In article <Pine.HPP.3.91.970218134513.23388B-100000 at fhs.csu.McMaster.CA>,
Martin Hughes <mhughes at fhs.csu.McMaster.CA> wrote:
>On Mon, 17 Feb 1997, Dr. Duncan Clark wrote:
>>> Results I have seen published with mixes using Taq and a proof-reading
>> enzyme all give around the same increase in fidelity ie approx 3 fold.

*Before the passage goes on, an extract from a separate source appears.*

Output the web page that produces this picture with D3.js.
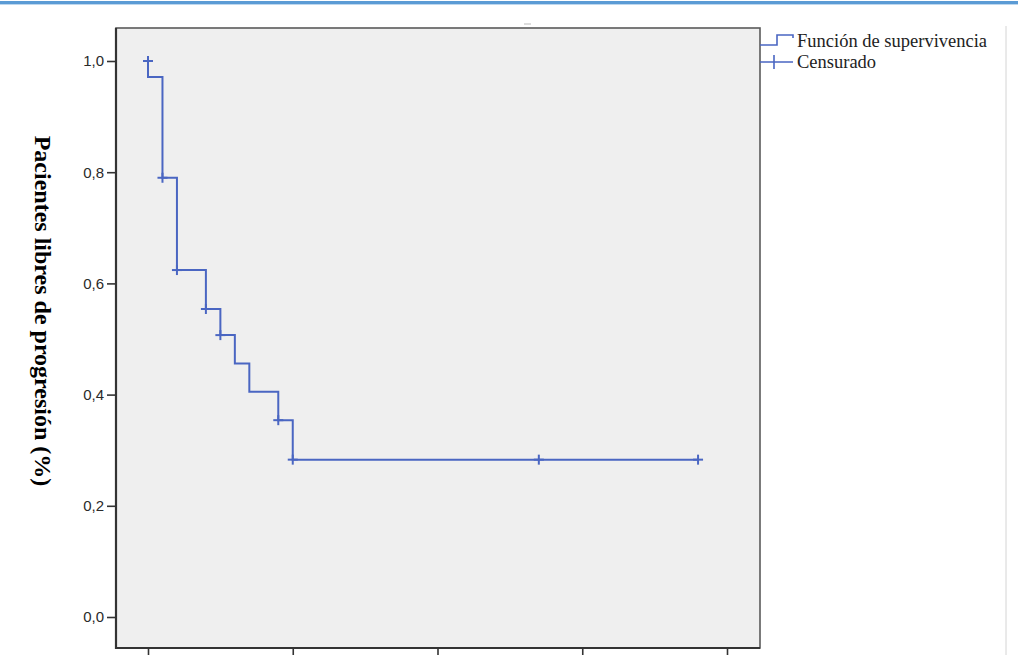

>> Figures for Pfu on its own versus Taq vary from 10 to 12 fold
>>I'm interested to know why this should be the case. As I
>understand it, the proofreading enzymes have their exonuclease activity
>as a subunit of the enzyme, which 'proofreads' as the strand is
>synthesised, comparing the daughter strand to the parent. If this is the
>case (please correct me if I'm wrong), how
>(mechanistically) can a 1/50th or so addition of the proofreading enzyme
>do anything to the strands which are being synthesised by the Taq? Does
>it 'scan' already synthesised double-stranded molecules, looking for an
>error during extension?
>>Thanks in advance for any light you can shed on this
>>Dr. Martin Hughes
>Department of Biochemistry
>Hamilton, ONTARIO, Canada.
Taq has VERY low processivity (that's probably spelt wrong, but) and thus
adds only a few bases at a time before hopping off the DNA strand. Another
molecule of Taq comes along and continues. If the Taq molecule dissociates
after making a mismatch mistake, it is more likely that a polymerase with
an exo activity will bind, allowing the mismatch to be taken care of
before DNA synthesis continues. The view of a primer binding to a single
stranded DNA molecule and a SINGLE Taq molecule extending that primer to
the end of the ss DNA is not how it actually works mechanistically.